Thankfully, there are West Coast institutions that are very helpful — Voices of Our Nations Arts Foundation multi-genre workshop, Squaw Valley Writers Conference, and PEN Center USA’s emerging writers program are embracing diversity and open-mindedness in a way that smaller presses, in particular, have not.

Why should we wait for New York publishing to have some kind of revelation? Instead, we’ve gone out to find the best-quality literature we can to put into Literature for Life that reflects the diversity of Los Angeles. We’re going to offer an award for a short story or some other kind of writing that best shows Los Angeles at its core.

 

HCN How have you adapted — or refused to adapt — to the literary world as an African American writer?

JT I try not to listen to what people say about my work. A woman in a writing workshop once said she didn’t think my black dialogue was “authentic enough.” I was stunned. I write out of anger when I feel like I’m underestimated or when I feel someone’s been high-handed with me.

My newest book, Monster’s Chef, is all about issues of identity — what it means to be sexually ambiguous and racially compromised or identity compromised. People are constantly misleading the reader and each other about who they are. My own identity is pretty complex. I come from New Orleans, where I’m considered black, but my mother was Irish. We moved to a black neighborhood in Los Angeles, and I became a big strapping kid, so no one ever challenged me. I think of myself as a “pootbutt” — it means you’re a nerd. As a kid, I read everything I could get my hands on. Now, I think of my tribe as being a tribe of nerds of color. And that tribe is getting larger and larger.

 

HCN You’ve been instrumental in organizing literary events in and around Los Angeles. Why is it so important to talk about writing and literature?
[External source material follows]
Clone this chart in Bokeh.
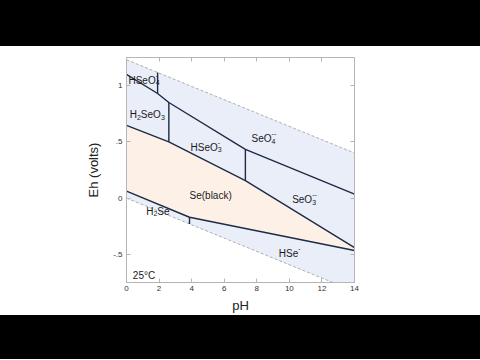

JT At Locke High School, where students are largely African American and Latino, I’d teach American literature and photocopy work by Ralph Ellison, Gwendolyn Brooks, Pablo Neruda. One day I brought a fictional story about a girl being raped and a guy getting shot, and this one black kid read it, and he said, “This isn’t a real story, is it?” He thought it wasn’t legitimate because it was interesting. That was the ultimate compliment for what I was trying to do — circumvent textbooks by bringing in stories that create a sense of immediacy.

I read recently that black kids see themselves in textbooks 3 percent of the time while Latino kids see themselves 1 percent of the time. That needs to be addressed. Publishing houses are extremely white, which creates a self-perpetuating machine. Every so often, a Junot Diaz or a Sandra Cisneros breaks through, but textbooks haven’t changed substantially.

When you hear about indifference to literary cultures at the school level, that reflects teaching that says you don’t need to make stuff come alive — what you need is a prompt so that computers can grade an essay. If you want kids to be passionate about poetry, show them Pablo Neruda. Have an actor inhabit the persona of Maxine Hong Kingston. Kids will always remember this and respond positively. But if you chain them to a desk and tell them to study for an exam, you’re killing whatever spark they have to become passionate readers. If you’re not a passionate reader, I’m not sure how civilized you are.